What is the right balance to strike between pitching a strong “hook” in our pamphlets versus keeping them “clean” so that only the appeal of the pamphlets as a medium is measured?
What you want to assess is the marginal cost-effectiveness of pamphlets, so I think the right approach is to include the best hook that you can which scales up at zero marginal cost. This probably excludes an online giving game. It should allow an online video, but ideally one that can be reused if distributing these elsewhere rather than too personalised to the target audience.
Really good point here; I was a fan myself of the online Giving Game, but that would be hard to scale with the program without securing a donor willing to finance it at a pretty large level.

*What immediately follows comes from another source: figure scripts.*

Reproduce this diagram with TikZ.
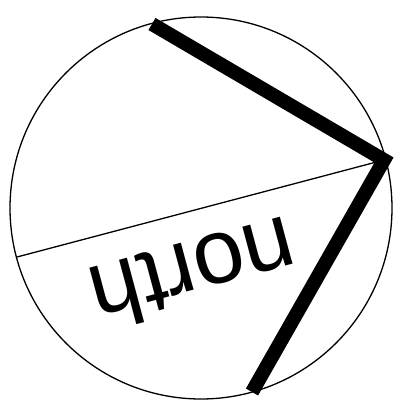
\documentclass[tikz,border=0pt]{standalone}
\usepackage{fontspec}
\setmainfont{Liberation Sans}
\usepackage{tikz}
\usetikzlibrary{calc}
\definecolor{figline}{RGB}{0,0,0}
\tikzset{
  thin/.style   ={draw=figline, line width=1.3pt},
  bar/.style    ={draw=figline, line width=14pt, line cap=butt, line join=miter},
  word/.style   ={font=\fontsize{92}{92}\selectfont, inner sep=0pt},
}
\begin{document}
\begin{tikzpicture}[x=1pt,y=-1pt]
  \useasboundingbox (0,0) rectangle (405,408);
  \node[thin,circle,minimum size=382pt,inner sep=0pt] (disc) at (201,208) {};
  \coordinate (tip)   at (384,160);
  \coordinate (left)  at (17,257);
  \coordinate (upper) at (152,24);
  \coordinate (lower) at (252,392);
  \draw[thin] (left) -- (tip);
  \draw[bar] (upper) -- (tip) -- (lower);
  \node[word,rotate=195] (label) at (194,274) {north};
\end{tikzpicture}
\end{document}
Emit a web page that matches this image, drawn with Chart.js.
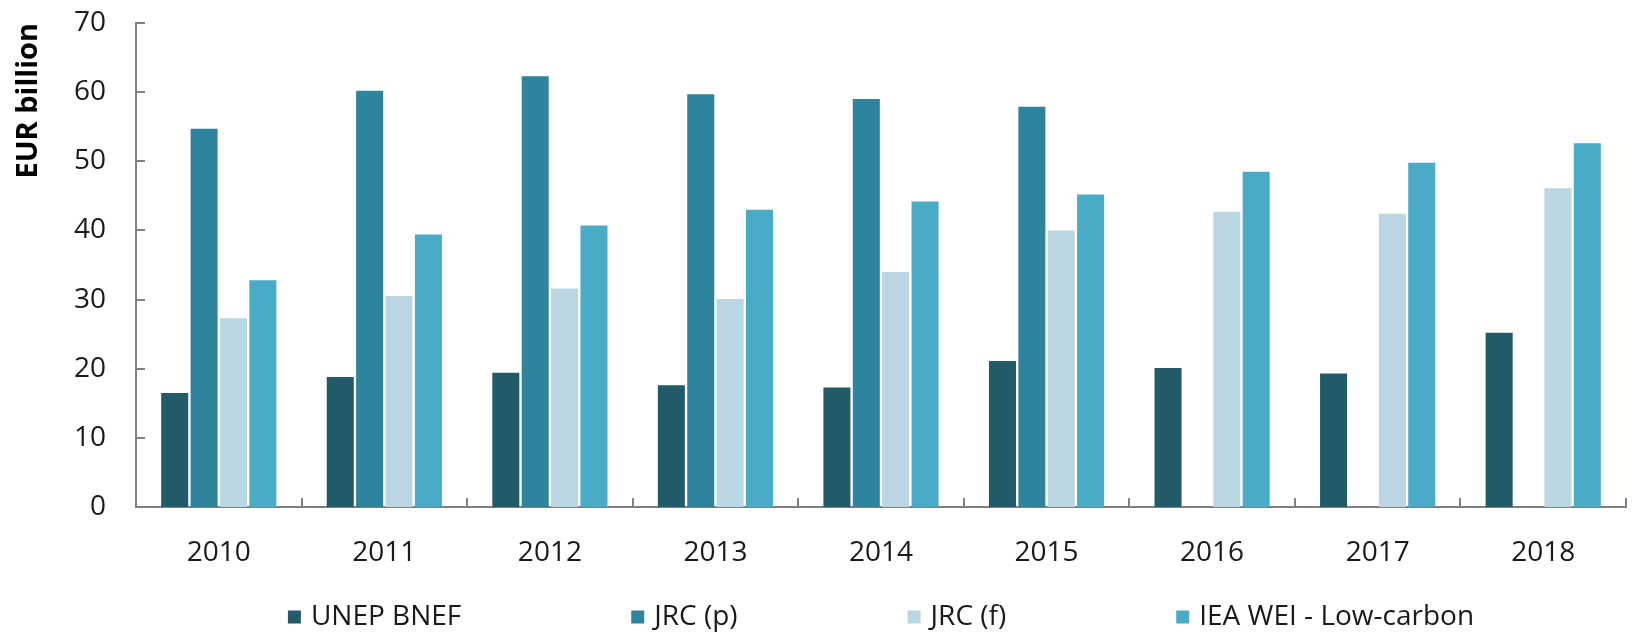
<!DOCTYPE html>
<html>
<head>
<meta charset="utf-8">
<script src="https://cdn.jsdelivr.net/npm/chart.js@4.4.1/dist/chart.umd.min.js"></script>
<style>
html,body{margin:0;padding:0;background:#ffffff;}
#wrap{width:1637px;height:637px;position:relative;}
</style>
</head>
<body>
<div id="wrap"><canvas id="c"></canvas></div>
<script>
// ---- data ----
const categories = ['2010','2011','2012','2013','2014','2015','2016','2017','2018'];
const unepBnef = [16.5, 18.8, 19.4, 17.6, 17.3, 21.1, 20.1, 19.3, 25.2];
const jrcP     = [54.7, 60.2, 62.3, 59.7, 59.0, 57.9, null, null, null];
const jrcF     = [27.3, 30.5, 31.6, 30.1, 34.0, 40.0, 42.7, 42.4, 46.1];
const ieaWei   = [32.8, 39.4, 40.7, 43.0, 44.2, 45.2, 48.5, 49.8, 52.6];
const seriesNames = ['UNEP BNEF', 'JRC (p)', 'JRC (f)', 'IEA WEI - Low-carbon'];
const seriesColors = ['#215B69', '#2E849D', '#B9D6E2', '#4AABC6'];
const yMin = 0, yMax = 70, yStep = 10;
const yTitle = 'EUR billion';

const AXIS_COLOR = '#7f7f7f';
const TEXT_COLOR = '#1a1a1a';
const FONT = '"Open Sans", "Noto Sans", sans-serif';

const inwardTicks = {
  id: 'inwardTicks',
  afterDatasetsDraw(chart) {
    const {ctx, chartArea, scales} = chart;
    const x = scales.x, y = scales.y;
    ctx.save();
    ctx.strokeStyle = AXIS_COLOR;
    ctx.lineWidth = 2;
    y.ticks.forEach(t => {
      const py = Math.round(y.getPixelForValue(t.value));
      ctx.beginPath();
      ctx.moveTo(chartArea.left, py);
      ctx.lineTo(chartArea.left + 9, py);
      ctx.stroke();
    });
    for (let i = 0; i < categories.length; i++) {
      const px = Math.round(x.getPixelForValue(i + 0.5));
      ctx.beginPath();
      ctx.moveTo(px, chartArea.bottom);
      ctx.lineTo(px, chartArea.bottom - 9);
      ctx.stroke();
    }
    ctx.restore();
  }
};

const rowLegend = {
  id: 'rowLegend',
  afterDraw(chart) {
    const {ctx, chartArea} = chart;
    const box = 13, boxGap = 10, gap = 170;
    ctx.save();
    ctx.font = '28px ' + FONT;
    ctx.textBaseline = 'middle';
    ctx.textAlign = 'left';
    const widths = seriesNames.map(n => box + boxGap + ctx.measureText(n).width);
    const total = widths.reduce((a, b) => a + b, 0) + gap * (seriesNames.length - 1);
    let x = (chartArea.left + chartArea.right) / 2 - total / 2;
    const cy = chartArea.bottom + 110;
    seriesNames.forEach((n, i) => {
      ctx.fillStyle = seriesColors[i];
      ctx.fillRect(x, cy - box / 2, box, box);
      ctx.fillStyle = TEXT_COLOR;
      ctx.fillText(n, x + box + boxGap, cy);
      x += widths[i] + gap;
    });
    ctx.restore();
  }
};

const seriesData = [unepBnef, jrcP, jrcF, ieaWei];

new Chart(document.getElementById('c'), {
  type: 'bar',
  data: {
    labels: categories,
    datasets: seriesNames.map((name, i) => ({
      label: name,
      data: seriesData[i],
      backgroundColor: seriesColors[i],
      borderWidth: 0,
      categoryPercentage: 0.71,
      barPercentage: 0.92
    }))
  },
  options: {
    responsive: true,
    maintainAspectRatio: false,
    animation: false,
    layout: { padding: { left: 0, right: 11, top: 23, bottom: 60 } },
    plugins: {
      legend: { display: false },
      tooltip: { enabled: false }
    },
    scales: {
      x: {
        grid: { display: false, drawTicks: false },
        border: { display: true, color: AXIS_COLOR, width: 2 },
        ticks: { color: TEXT_COLOR, font: { family: FONT, size: 28 }, padding: 29, maxRotation: 0 },
        afterFit(scale) { scale.height = 70; }
      },
      y: {
        min: yMin, max: yMax,
        grid: { display: false, drawTicks: false },
        border: { display: true, color: AXIS_COLOR, width: 2 },
        ticks: { stepSize: yStep, color: TEXT_COLOR, font: { family: FONT, size: 28 }, padding: 30 },
        title: {
          display: true, text: yTitle, align: 'end', color: '#000',
          font: { family: FONT, size: 29, weight: 'bold' },
          padding: { top: 11, bottom: 0 }
        },
        afterFit(scale) {
          scale.width = 136;
          scale.paddingTop = 0;
          scale.paddingBottom = 0;
        }
      }
    }
  },
  plugins: [inwardTicks, rowLegend]
});
</script>
</body>
</html>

What you want to assess is the marginal cost-effectiveness of pamphlets, so I think the right approach is to include the best hook that you can which scales up at zero marginal cost. This probably excludes an online giving game. It should allow an online video, but ideally one that can be reused if distributing these elsewhere rather than too personalised to the target audience.
Really good point here; I was a fan myself of the online Giving Game, but that would be hard to scale with the program without securing a donor willing to finance it at a pretty large level.
If the hook is worth it, how expensive would it be to scale and hard would that be to finance?
I suppose if the initial pamphlet run is worth it, you could then A-B test it with a Giving Games pamphlet.